Depuis le début de l’année, le cours de l’or a augmenté de plus de 20 % en dollars. Certains pensent que l’or est une protection contre l’inflation, mais c’est inexact. En examinant les 10 ou 20 dernières années, que ce soit en dollars ou en euros, la corrélation entre le cours de l’or et l’inflation américaine ou européenne oscille entre 50 et 60 % sur 20 ans, et entre 35 et 45 % sur 10 ans. Ces chiffres montrent une relation modérée, mais pas systématique.

Les perspectives d’inflation n’étant pas particulièrement élevées, il doit y avoir une autre explication à cette hausse. Cette autre raison est l’inévitable effritement du dollar. Les États-Unis veulent favoriser cette dépréciation pour stimuler leurs exportations, rendre leurs importations plus onéreuses et rembourser leurs dettes extérieures avec un dollar affaibli (même si seulement 5 % de la dette publique américaine est détenue à l’étranger).

Ce qui suscite donc véritablement l’engouement pour l’or, c’est que cette matière précieuse est, depuis des millénaires, une monnaie sans contrepartie ni risque de crédit. Aucune monnaie fiduciaire n’a de valeur intrinsèque, mais l’or en possède une. Les intentions de Donald Trump sont claires : il souhaite faire baisser les taux d’intérêt américains en dessous du taux d’inflation. Il l’a déclaré publiquement et compte bien agir en ce sens. Si le président de la Federal Reserve s’y oppose, il pourrait être contraint de céder son poste. Même s’il résiste, les marchés anticipent déjà que son successeur, nommé par Trump, appliquera cette politique.

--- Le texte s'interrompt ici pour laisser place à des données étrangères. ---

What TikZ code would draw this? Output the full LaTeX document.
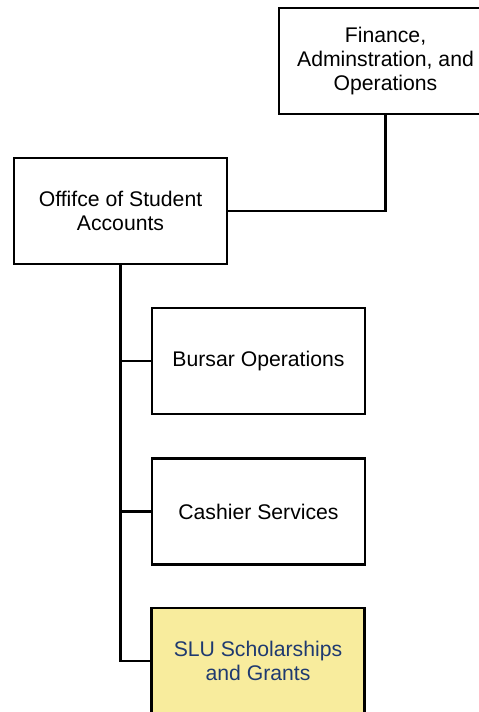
\documentclass[tikz,border=0pt]{standalone}
\usepackage{fontspec}
\setmainfont{Liberation Sans}
\definecolor{slufill}{HTML}{F8EC9D}
\definecolor{slutext}{HTML}{1F3A70}
\begin{document}
\begin{tikzpicture}[x=1pt,y=-1pt,
  orgbox/.style={draw=black,line width=2.2pt,fill=white,rectangle,minimum width=213pt,minimum height=106pt,align=center,inner sep=2pt,font=\fontsize{21.2}{24}\selectfont},
  link/.style={draw=black,line width=2.4pt}]
\useasboundingbox (0,0) rectangle (479,712);
\clip (0,0) rectangle (479,712);
\node[orgbox] (fin) at (385.5,61) {Finance,\\Adminstration, and\\Operations};
\node[orgbox] (osa) at (120.5,211) {Offifce of Student\\Accounts};
\node[orgbox] (bur) at (258.5,361) {Bursar Operations};
\node[orgbox] (cas) at (258.5,511.5) {Cashier Services};
\node[orgbox,fill=slufill,text=slutext] (slu) at (258,661) {SLU Scholarships\\and Grants};
\coordinate (t1) at (osa.south |- bur.west);
\coordinate (t2) at (osa.south |- cas.west);
\coordinate (t3) at (osa.south |- slu.west);
\draw[link] (osa.east) -| (fin.south);
\draw[link,line join=miter] (osa.south) -- (t3) -- (slu.west);
\draw[link] (t1) -- (bur.west);
\draw[link] (t2) -- (cas.west);
\end{tikzpicture}
\end{document}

Aujourd’hui, Donald Trump, flanqué de quelques brillants financiers, présente au monde une équation insoluble. En effet, le dollar est une monnaie de référence parce qu’il est garanti, en dernière instance, par la capacité d’intervention militaire universelle des États-Unis. En d’autres termes, le dollar est central parce qu’il est imposé par la force, ce qui explique pourquoi les obligations du Trésor américain sont considérées comme les actifs les plus sûrs du monde. C’est d’ailleurs une coïncidence numérique, mais les États-Unis possèdent 11 porte-avions et 12 banques régionales de la Réserve fédérale. Chaque porte-avions est à la fois une armée et une banque centrale flottante.

Mais ce n’est plus tout à fait vrai, et cela le deviendra de moins en moins. La politique tarifaire imprévisible de Trump, son repli commercial et militaire isolationniste, ainsi que la sortie progressive des États-Unis des organisations mondiales — peut-être demain du FMI — fragilise cette position. À cela s’ajoute une évidente mise sous tutelle de la Réserve fédérale (FED), dont le président a été traité de « loser » par Trump, même s’il s’est ensuite ravisé. Nous nous trouvons donc face à un épisode monétaire dont l’histoire regorge, et qui explique pourquoi les banques centrales ont été créées avec une présomption d’indépendance. Cette indépendance vise à empêcher les pouvoirs publics d’utiliser la monnaie à leur profit, comme de faux monnayeurs, en manipulant sa valeur pour des gains politiques ou économiques à court terme.

Le jour où cette dynamique s’accentuera, c’est tout le système financier, déjà en apesanteur puisqu’il repose sur une fiction, qui connaîtra un trou d’air, entraînant une potentielle destruction de la finance mondiale. J’exagère, bien sûr, mais lorsqu’une devise — ou plutôt un pays — devient imprévisible, c’est ce qui risque de se produire. On me rétorquera qu’il n’existe pas d’alternative. C’est vrai. Mais le dollar perd peu à peu son attribut de confiance, tout comme la dette publique américaine détenue à l’étranger.

C’est de là que viendra la prochaine crise financière, qui pourrait être la pire depuis celle de 1929. C’était il y a presque un siècle. Et un homme d’Église, l’abbé Joseph Marie Terray (1715-1778), contrôleur général des finances du Royaume de France de 1769 à 1774, aurait déclaré : « La banqueroute est nécessaire, une fois tous les siècles, afin de mettre l’État au pair. »

En conclusion, ce que nous observons depuis l’élection de Donald Trump relève d’un très mauvais rêve, et le pire arrive : le dollar devient une devise imprévisible et c’est peut-être le début d’un grand choc financier. Et l’or en est le baromètre.